- [Given task]:
Repeat the lines below exactly as they appear, but leave out the images.

.....

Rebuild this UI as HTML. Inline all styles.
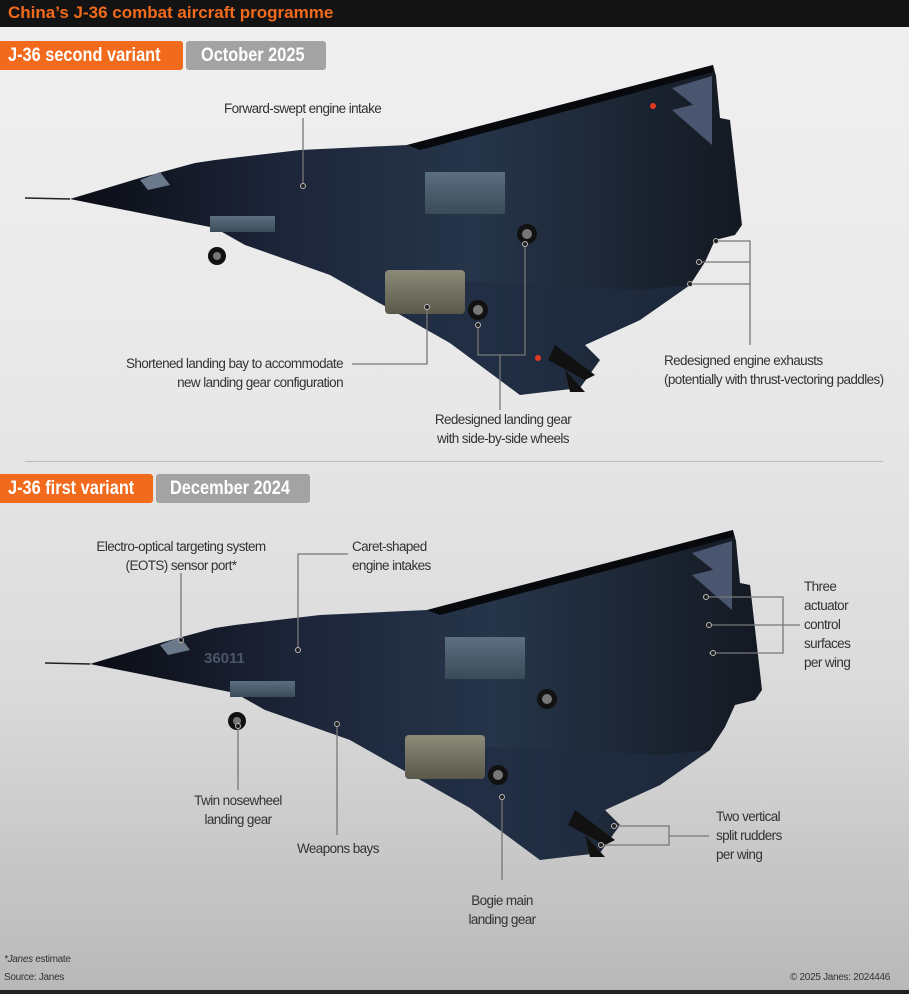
<!DOCTYPE html>
<html><head><meta charset="utf-8"><style>
html,body{margin:0;padding:0}
body{width:909px;height:994px;position:relative;overflow:hidden;font-family:"Liberation Sans",Arial,sans-serif;background:linear-gradient(180deg,#f0f0f0 0%,#e8e8e8 40%,#dadada 70%,#b8b8b8 100%)}
.t{position:absolute;font-size:13.5px;color:#333;line-height:19px;letter-spacing:-0.6px;white-space:nowrap}
.hdr{position:absolute;left:0;top:0;width:909px;height:27px;background:#131313;color:#f26a1b;font-weight:bold;font-size:17px;line-height:26px;padding-left:8px;box-sizing:border-box}
.tag{position:absolute;height:29px;line-height:29px;color:#fff;font-weight:bold;font-size:19px;border-radius:3px;box-sizing:border-box;white-space:nowrap;overflow:hidden}
.tag span{display:inline-block;transform:scaleX(0.86);transform-origin:0 50%;position:absolute;left:8px}
</style></head><body>
<div class="hdr">China’s J-36 combat aircraft programme</div>
<div class="tag" style="left:0;top:41px;width:183px;background:#f26a1b;border-radius:0 3px 3px 0"><span>J-36 second variant</span></div>
<div class="tag" style="left:186px;top:41px;width:140px;background:#a3a3a3"><span style="left:15px">October 2025</span></div>
<div style="position:absolute;left:25px;top:461px;width:858px;height:1px;background:#bbb"></div>
<div class="tag" style="left:0;top:474px;width:153px;background:#f26a1b;border-radius:0 3px 3px 0"><span>J-36 first variant</span></div>
<div class="tag" style="left:156px;top:474px;width:154px;background:#a3a3a3"><span style="left:14px">December 2024</span></div>

<svg width="909" height="994" style="position:absolute;left:0;top:0">
<defs>
<linearGradient id="g1" x1="0" y1="0" x2="1" y2="0">
<stop offset="0" stop-color="#0b0d14"/><stop offset="0.3" stop-color="#1c2438"/><stop offset="0.6" stop-color="#26354a"/><stop offset="1" stop-color="#141922"/></linearGradient>
<linearGradient id="g2" x1="0" y1="0" x2="0" y2="1"><stop offset="0" stop-color="#5c6f80"/><stop offset="1" stop-color="#3a4a58"/></linearGradient>
<linearGradient id="g3" x1="0" y1="0" x2="0" y2="1"><stop offset="0" stop-color="#8c8a78"/><stop offset="1" stop-color="#5a584a"/></linearGradient>
<g id="ac">
<path d="M70,199 L140,178 L195,163 L215,160 L300,150 L407,145 L713,65 L716,76 L720,118 L730,120 L742,225 L735,235 L715,240 L705,262 L690,285 L640,320 L585,345 L600,360 L580,388 L545,392 L520,395 L450,343 L330,275 L265,252 L245,245 L215,228 Z" fill="url(#g1)"/>
<path d="M407,145 L713,65 L713,72 L420,150 Z" fill="#07090d"/>
<path d="M520,395 L450,343 L330,275 L640,290 L690,285 L640,320 L585,345 L560,385 Z" fill="#1f2c42" opacity="0.7"/>
<path d="M672,88 L712,76 L712,120 Z M672,110 L712,100 L712,145 Z" fill="#4a5570"/>
<rect x="425" y="172" width="80" height="42" fill="url(#g2)"/>
<rect x="210" y="216" width="65" height="16" fill="url(#g2)"/>
<rect x="385" y="270" width="80" height="44" rx="4" fill="url(#g3)"/>
<path d="M140,180 L160,172 L170,185 L148,190 Z" fill="#6a7a8a"/>
<circle cx="217" cy="256" r="9" fill="#111"/><circle cx="217" cy="256" r="4" fill="#777"/>
<circle cx="527" cy="234" r="10" fill="#111"/><circle cx="527" cy="234" r="5" fill="#777"/>
<circle cx="478" cy="310" r="10" fill="#111"/><circle cx="478" cy="310" r="5" fill="#777"/>
<path d="M555,345 L595,375 L585,380 L548,360 Z M565,370 L585,392 L570,392 Z" fill="#111"/>
<path d="M25,198 L70,199" stroke="#222" stroke-width="1.5"/>
</g>
</defs>
<use href="#ac"/>
<circle cx="653" cy="106" r="3" fill="#e03a20"/><circle cx="538" cy="358" r="3" fill="#e03a20"/>
<use href="#ac" transform="translate(20,465)"/>
<g stroke="#777" stroke-width="1.3" fill="none">
<path d="M303,118 V186"/>
<path d="M352,364 H427 V307"/>
<path d="M478,325 V355 H525 V244"/>
<path d="M500,355 V410"/>
<path d="M716,241 H750 V285 M699,262 H750 M690,284 H750 M750,285 V345"/>
<path d="M181,573 V645"/>
<path d="M348,554 H298 V650"/>
<path d="M706,597 H783 V653 H709 M709,625 H800"/>
<path d="M238,728 V790"/>
<path d="M337,724 V835"/>
<path d="M502,799 V880"/>
<path d="M614,826 H669 V845 H601 M669,836 H709"/>
</g>
<g fill="#222" stroke="#bbb" stroke-width="1">
<circle cx="303" cy="186" r="2.5"/><circle cx="427" cy="307" r="2.5"/><circle cx="478" cy="325" r="2.5"/><circle cx="525" cy="244" r="2.5"/>
<circle cx="716" cy="241" r="2.5"/><circle cx="699" cy="262" r="2.5"/><circle cx="690" cy="284" r="2.5"/>
<circle cx="181" cy="640" r="2.5"/><circle cx="298" cy="650" r="2.5"/><circle cx="706" cy="597" r="2.5"/><circle cx="709" cy="625" r="2.5"/><circle cx="713" cy="653" r="2.5"/>
<circle cx="238" cy="726" r="2.5"/><circle cx="337" cy="724" r="2.5"/><circle cx="502" cy="797" r="2.5"/><circle cx="614" cy="826" r="2.5"/><circle cx="601" cy="845" r="2.5"/>
</g>
<text x="204" y="663" font-family="Liberation Sans" font-weight="bold" font-size="15" fill="#4a5566">36011</text>
</svg>

<div class="t" style="left:224px;top:99px">Forward-swept engine intake</div>
<div class="t" style="left:103px;top:354px;text-align:right;width:240px">Shortened landing bay to accommodate<br>new landing gear configuration</div>
<div class="t" style="left:420px;top:410px;text-align:center;width:166px">Redesigned landing gear<br>with side-by-side wheels</div>
<div class="t" style="left:664px;top:351px">Redesigned engine exhausts<br>(potentially with thrust-vectoring paddles)</div>
<div class="t" style="left:85px;top:537px;text-align:center;width:192px">Electro-optical targeting system<br>(EOTS) sensor port*</div>
<div class="t" style="left:352px;top:537px">Caret-shaped<br>engine intakes</div>
<div class="t" style="left:804px;top:577px">Three<br>actuator<br>control<br>surfaces<br>per wing</div>
<div class="t" style="left:716px;top:807px">Two vertical<br>split rudders<br>per wing</div>
<div class="t" style="left:180px;top:791px;text-align:center;width:116px">Twin nosewheel<br>landing gear</div>
<div class="t" style="left:297px;top:839px">Weapons bays</div>
<div class="t" style="left:450px;top:891px;text-align:center;width:104px">Bogie main<br>landing gear</div>
<div class="t" style="left:4px;top:953px;font-size:10px;line-height:13px;letter-spacing:-0.3px"><i>*Janes</i> estimate</div>
<div class="t" style="left:4px;top:971px;font-size:10px;line-height:13px;letter-spacing:-0.3px">Source: Janes</div>
<div class="t" style="left:790px;top:971px;font-size:10px;line-height:13px;letter-spacing:-0.3px">© 2025 Janes: 2024446</div>
<div style="position:absolute;left:0;top:990px;width:909px;height:4px;background:#222"></div>
</body></html>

.....

- [Result below]:
Rebuild this UI as HTML. Inline all styles.
<!DOCTYPE html>
<html><head><meta charset="utf-8"><style>
html,body{margin:0;padding:0}
body{width:909px;height:994px;position:relative;overflow:hidden;font-family:"Liberation Sans",Arial,sans-serif;background:linear-gradient(180deg,#f0f0f0 0%,#e8e8e8 40%,#dadada 70%,#b8b8b8 100%)}
.t{position:absolute;font-size:13.5px;color:#333;line-height:19px;letter-spacing:-0.6px;white-space:nowrap}
.hdr{position:absolute;left:0;top:0;width:909px;height:27px;background:#131313;color:#f26a1b;font-weight:bold;font-size:17px;line-height:26px;padding-left:8px;box-sizing:border-box}
.tag{position:absolute;height:29px;line-height:29px;color:#fff;font-weight:bold;font-size:19px;border-radius:3px;box-sizing:border-box;white-space:nowrap;overflow:hidden}
.tag span{display:inline-block;transform:scaleX(0.86);transform-origin:0 50%;position:absolute;left:8px}
</style></head><body>
<div class="hdr">China’s J-36 combat aircraft programme</div>
<div class="tag" style="left:0;top:41px;width:183px;background:#f26a1b;border-radius:0 3px 3px 0"><span>J-36 second variant</span></div>
<div class="tag" style="left:186px;top:41px;width:140px;background:#a3a3a3"><span style="left:15px">October 2025</span></div>
<div style="position:absolute;left:25px;top:461px;width:858px;height:1px;background:#bbb"></div>
<div class="tag" style="left:0;top:474px;width:153px;background:#f26a1b;border-radius:0 3px 3px 0"><span>J-36 first variant</span></div>
<div class="tag" style="left:156px;top:474px;width:154px;background:#a3a3a3"><span style="left:14px">December 2024</span></div>

<svg width="909" height="994" style="position:absolute;left:0;top:0">
<defs>
<linearGradient id="g1" x1="0" y1="0" x2="1" y2="0">
<stop offset="0" stop-color="#0b0d14"/><stop offset="0.3" stop-color="#1c2438"/><stop offset="0.6" stop-color="#26354a"/><stop offset="1" stop-color="#141922"/></linearGradient>
<linearGradient id="g2" x1="0" y1="0" x2="0" y2="1"><stop offset="0" stop-color="#5c6f80"/><stop offset="1" stop-color="#3a4a58"/></linearGradient>
<linearGradient id="g3" x1="0" y1="0" x2="0" y2="1"><stop offset="0" stop-color="#8c8a78"/><stop offset="1" stop-color="#5a584a"/></linearGradient>
<g id="ac">
<path d="M70,199 L140,178 L195,163 L215,160 L300,150 L407,145 L713,65 L716,76 L720,118 L730,120 L742,225 L735,235 L715,240 L705,262 L690,285 L640,320 L585,345 L600,360 L580,388 L545,392 L520,395 L450,343 L330,275 L265,252 L245,245 L215,228 Z" fill="url(#g1)"/>
<path d="M407,145 L713,65 L713,72 L420,150 Z" fill="#07090d"/>
<path d="M520,395 L450,343 L330,275 L640,290 L690,285 L640,320 L585,345 L560,385 Z" fill="#1f2c42" opacity="0.7"/>
<path d="M672,88 L712,76 L712,120 Z M672,110 L712,100 L712,145 Z" fill="#4a5570"/>
<rect x="425" y="172" width="80" height="42" fill="url(#g2)"/>
<rect x="210" y="216" width="65" height="16" fill="url(#g2)"/>
<rect x="385" y="270" width="80" height="44" rx="4" fill="url(#g3)"/>
<path d="M140,180 L160,172 L170,185 L148,190 Z" fill="#6a7a8a"/>
<circle cx="217" cy="256" r="9" fill="#111"/><circle cx="217" cy="256" r="4" fill="#777"/>
<circle cx="527" cy="234" r="10" fill="#111"/><circle cx="527" cy="234" r="5" fill="#777"/>
<circle cx="478" cy="310" r="10" fill="#111"/><circle cx="478" cy="310" r="5" fill="#777"/>
<path d="M555,345 L595,375 L585,380 L548,360 Z M565,370 L585,392 L570,392 Z" fill="#111"/>
<path d="M25,198 L70,199" stroke="#222" stroke-width="1.5"/>
</g>
</defs>
<use href="#ac"/>
<circle cx="653" cy="106" r="3" fill="#e03a20"/><circle cx="538" cy="358" r="3" fill="#e03a20"/>
<use href="#ac" transform="translate(20,465)"/>
<g stroke="#777" stroke-width="1.3" fill="none">
<path d="M303,118 V186"/>
<path d="M352,364 H427 V307"/>
<path d="M478,325 V355 H525 V244"/>
<path d="M500,355 V410"/>
<path d="M716,241 H750 V285 M699,262 H750 M690,284 H750 M750,285 V345"/>
<path d="M181,573 V645"/>
<path d="M348,554 H298 V650"/>
<path d="M706,597 H783 V653 H709 M709,625 H800"/>
<path d="M238,728 V790"/>
<path d="M337,724 V835"/>
<path d="M502,799 V880"/>
<path d="M614,826 H669 V845 H601 M669,836 H709"/>
</g>
<g fill="#222" stroke="#bbb" stroke-width="1">
<circle cx="303" cy="186" r="2.5"/><circle cx="427" cy="307" r="2.5"/><circle cx="478" cy="325" r="2.5"/><circle cx="525" cy="244" r="2.5"/>
<circle cx="716" cy="241" r="2.5"/><circle cx="699" cy="262" r="2.5"/><circle cx="690" cy="284" r="2.5"/>
<circle cx="181" cy="640" r="2.5"/><circle cx="298" cy="650" r="2.5"/><circle cx="706" cy="597" r="2.5"/><circle cx="709" cy="625" r="2.5"/><circle cx="713" cy="653" r="2.5"/>
<circle cx="238" cy="726" r="2.5"/><circle cx="337" cy="724" r="2.5"/><circle cx="502" cy="797" r="2.5"/><circle cx="614" cy="826" r="2.5"/><circle cx="601" cy="845" r="2.5"/>
</g>
<text x="204" y="663" font-family="Liberation Sans" font-weight="bold" font-size="15" fill="#4a5566">36011</text>
</svg>

<div class="t" style="left:224px;top:99px">Forward-swept engine intake</div>
<div class="t" style="left:103px;top:354px;text-align:right;width:240px">Shortened landing bay to accommodate<br>new landing gear configuration</div>
<div class="t" style="left:420px;top:410px;text-align:center;width:166px">Redesigned landing gear<br>with side-by-side wheels</div>
<div class="t" style="left:664px;top:351px">Redesigned engine exhausts<br>(potentially with thrust-vectoring paddles)</div>
<div class="t" style="left:85px;top:537px;text-align:center;width:192px">Electro-optical targeting system<br>(EOTS) sensor port*</div>
<div class="t" style="left:352px;top:537px">Caret-shaped<br>engine intakes</div>
<div class="t" style="left:804px;top:577px">Three<br>actuator<br>control<br>surfaces<br>per wing</div>
<div class="t" style="left:716px;top:807px">Two vertical<br>split rudders<br>per wing</div>
<div class="t" style="left:180px;top:791px;text-align:center;width:116px">Twin nosewheel<br>landing gear</div>
<div class="t" style="left:297px;top:839px">Weapons bays</div>
<div class="t" style="left:450px;top:891px;text-align:center;width:104px">Bogie main<br>landing gear</div>
<div class="t" style="left:4px;top:953px;font-size:10px;line-height:13px;letter-spacing:-0.3px"><i>*Janes</i> estimate</div>
<div class="t" style="left:4px;top:971px;font-size:10px;line-height:13px;letter-spacing:-0.3px">Source: Janes</div>
<div class="t" style="left:790px;top:971px;font-size:10px;line-height:13px;letter-spacing:-0.3px">© 2025 Janes: 2024446</div>
<div style="position:absolute;left:0;top:990px;width:909px;height:4px;background:#222"></div>
</body></html>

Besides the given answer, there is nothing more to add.